Special Pages

Wednesday, September 25, 2013

Only Slightly Suspicious

From The Blaze we learn of some market shenanigans accompanying the Fed's announcement that they would not start cutting back bond purchases.
The Fed made the announcement at precisely 2:00 p.m. EST, “as measured by the national atomic clock.”

However, just seven milliseconds after the Fed made its announcement, the Chicago exchanges went crazy with huge orders. Seven milliseconds.
While the Fed is far more open than it was in the old days under Paul Volker, they keep these details secret until they're openly released to the press.  Since the market will move a thousand bucks on whether Ben Bernanke looks like he had a good bowel movement, this is very important information.  Reporters were indeed briefed, but kept under embargo until the deadline, and they won't openly defy the embargo because they don't want to get busted out of having that place with the insiders.   But seven milliseconds?  
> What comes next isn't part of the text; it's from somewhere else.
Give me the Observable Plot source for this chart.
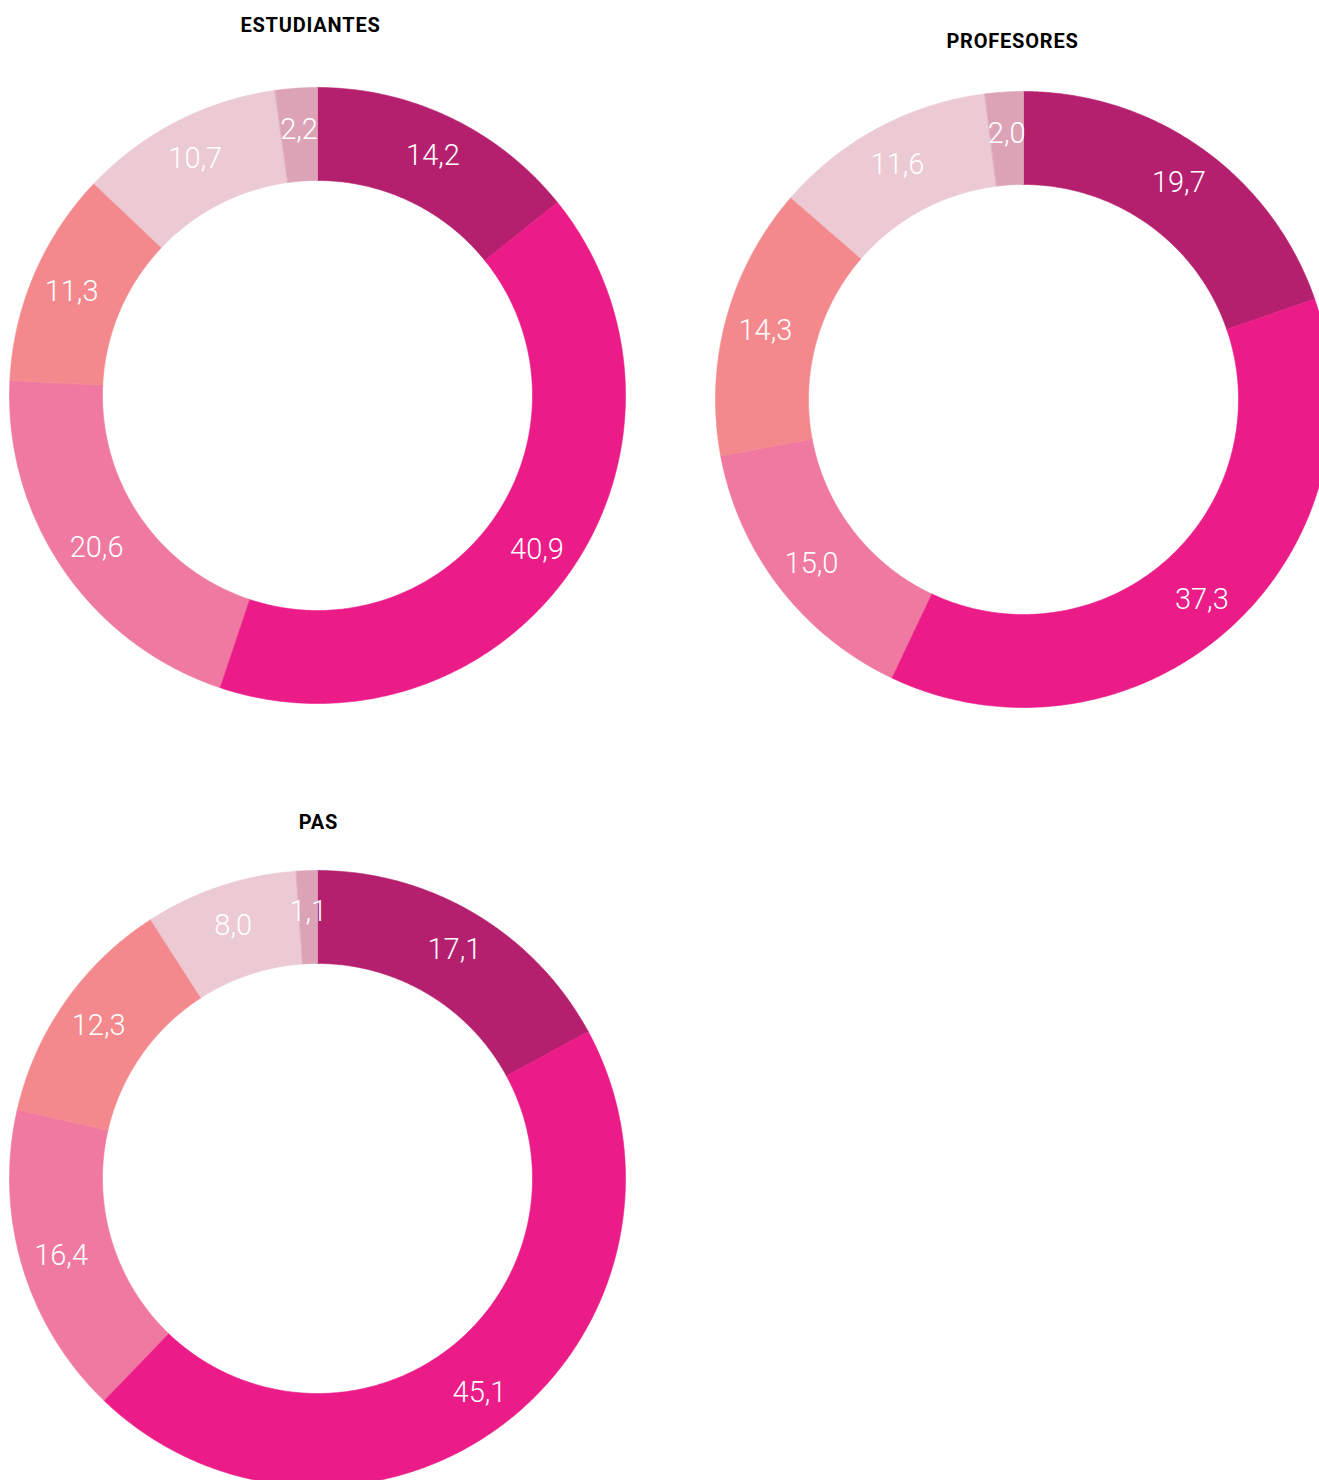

CNBC quotes Eric Hunsader, founder of the market analysis firm Nanex, who specializes in looking at "high frequency traders".  Hunsader says:
...he saw simultaneous reactions to the Fed's announcement last week in trading in New York and Chicago. That would be theoretically impossible if the information was released from the Fed's headquarters in Washington. In theory, the trading reaction should have begun in New York several milliseconds before it began in Chicago, because information takes several more milliseconds to travel the longer distance.

"The very first thought I had when I looked at this closely was this is a low latency service," Hunsader said. "We have just very recently looked closely at some of these low latency releases and seen that they are indeed at the same exact millisecond. We have immediate history behind it."
Mother Jones points out that the distance from Chicago to DC is at least 9 milliseconds at the speed of data on a fiber optic cable so it's not that the Fed released the information and it propagated to Chicago.  When you think about the inherent human differences, simultaneous trades can't possibly happen on the same millisecond.  If two people sit beside each other and count down with the same clock agreeing to hit "ENTER" to execute a trade at the same time, they probably couldn't make the same millisecond.  This can only mean all these organizations had the information ready in their computers programmed to execute at the exact same time.

(Eric Allie)

The Fed is looking into this.  Will anything happen?   If it suits them.  Will anything happen about the high frequency trading?  I don't think so, but this seems to lean toward making it more likely.  A lot of people are alarmed about this trading trend, but I haven't really been alarmed by it; a little concerned but not really alarmed. I might have to reconsider that a bit. 


2 comments:

  1. To me, this proves that there were people who knew what the announcement would be before it was made. In other words, the system is rigged so the well connected make their money before the rest of us even know what happened. This is why the rest of us can't get ahead.
    The article is speculating about high speed communications, quantum physics, etc. The answer is likely MUCH simpler: the system is rigged. Either someone inside the organization is making money by selling the information, or someone is helping his buddies out. Either way, the rest of us pay the price.